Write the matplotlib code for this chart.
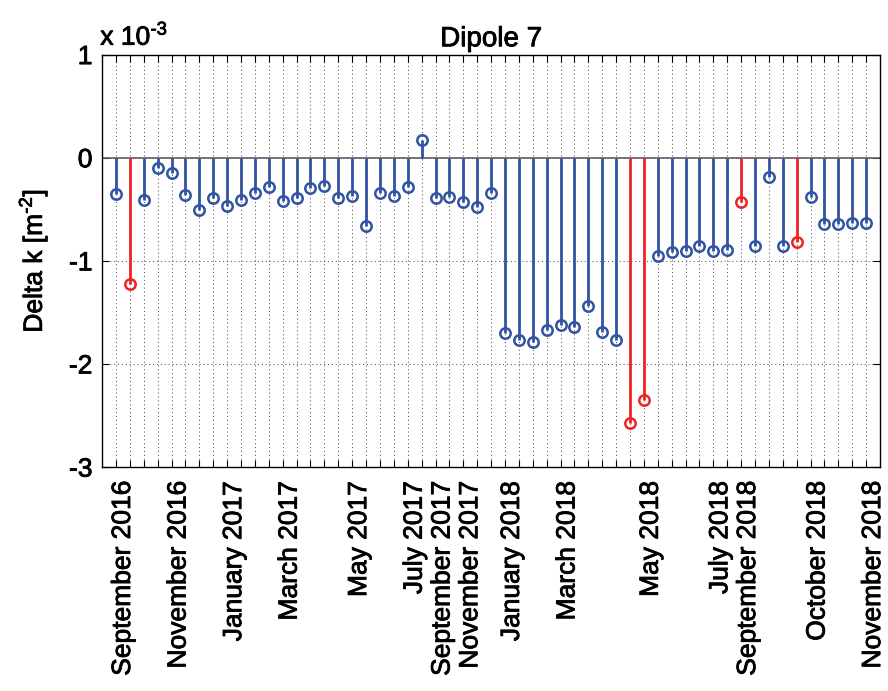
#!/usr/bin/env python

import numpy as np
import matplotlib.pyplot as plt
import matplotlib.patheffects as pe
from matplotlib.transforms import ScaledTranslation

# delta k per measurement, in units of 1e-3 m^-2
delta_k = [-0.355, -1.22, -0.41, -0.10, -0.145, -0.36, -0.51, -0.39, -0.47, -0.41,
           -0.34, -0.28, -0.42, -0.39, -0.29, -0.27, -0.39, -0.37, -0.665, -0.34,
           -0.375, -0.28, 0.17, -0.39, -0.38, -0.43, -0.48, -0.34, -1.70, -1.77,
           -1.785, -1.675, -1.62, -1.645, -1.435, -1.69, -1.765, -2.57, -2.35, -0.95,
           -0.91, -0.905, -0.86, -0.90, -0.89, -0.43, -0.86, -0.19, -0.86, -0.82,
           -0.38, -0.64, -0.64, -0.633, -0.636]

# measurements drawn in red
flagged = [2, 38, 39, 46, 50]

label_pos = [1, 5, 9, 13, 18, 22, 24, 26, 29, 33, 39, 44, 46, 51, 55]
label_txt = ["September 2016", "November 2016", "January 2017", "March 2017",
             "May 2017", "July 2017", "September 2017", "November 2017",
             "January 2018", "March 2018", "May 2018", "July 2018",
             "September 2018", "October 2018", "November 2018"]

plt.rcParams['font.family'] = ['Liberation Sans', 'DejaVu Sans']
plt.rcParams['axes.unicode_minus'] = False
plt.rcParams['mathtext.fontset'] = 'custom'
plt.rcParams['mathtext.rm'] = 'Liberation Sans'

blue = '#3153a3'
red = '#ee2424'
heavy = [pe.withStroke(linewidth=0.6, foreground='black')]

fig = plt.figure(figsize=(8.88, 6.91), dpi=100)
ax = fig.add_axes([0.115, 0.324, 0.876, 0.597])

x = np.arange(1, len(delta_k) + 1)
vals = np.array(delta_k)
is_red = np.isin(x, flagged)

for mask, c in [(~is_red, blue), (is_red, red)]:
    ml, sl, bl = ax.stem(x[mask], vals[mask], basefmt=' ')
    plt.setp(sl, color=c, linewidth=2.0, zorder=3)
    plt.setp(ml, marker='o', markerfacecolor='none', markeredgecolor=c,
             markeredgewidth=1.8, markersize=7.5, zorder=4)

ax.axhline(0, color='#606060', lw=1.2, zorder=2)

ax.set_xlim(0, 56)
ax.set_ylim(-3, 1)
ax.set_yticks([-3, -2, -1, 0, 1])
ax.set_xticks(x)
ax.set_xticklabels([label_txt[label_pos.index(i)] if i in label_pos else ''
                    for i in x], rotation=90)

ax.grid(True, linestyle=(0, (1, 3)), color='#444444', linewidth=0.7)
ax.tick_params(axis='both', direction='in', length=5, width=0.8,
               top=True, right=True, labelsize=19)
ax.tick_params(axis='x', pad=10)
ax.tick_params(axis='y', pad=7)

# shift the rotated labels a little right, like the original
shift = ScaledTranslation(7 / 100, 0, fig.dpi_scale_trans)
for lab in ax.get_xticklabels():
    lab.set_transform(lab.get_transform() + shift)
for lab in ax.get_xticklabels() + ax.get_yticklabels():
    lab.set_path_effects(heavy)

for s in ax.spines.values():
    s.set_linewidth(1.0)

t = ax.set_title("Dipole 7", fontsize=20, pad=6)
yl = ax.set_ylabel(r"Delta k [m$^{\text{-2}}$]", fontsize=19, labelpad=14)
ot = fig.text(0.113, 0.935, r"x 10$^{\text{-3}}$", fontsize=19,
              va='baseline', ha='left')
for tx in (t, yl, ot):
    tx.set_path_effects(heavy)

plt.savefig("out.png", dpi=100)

__________________________________________________

- **What to do**:
Without the pictures, please reproduce each line of the listing above exactly, from the first one through the line bearing "from matplotlib.transforms import".

- **Worked solution**:
Write the matplotlib code for this chart.
#!/usr/bin/env python

import numpy as np
import matplotlib.pyplot as plt
import matplotlib.patheffects as pe
from matplotlib.transforms import ScaledTranslation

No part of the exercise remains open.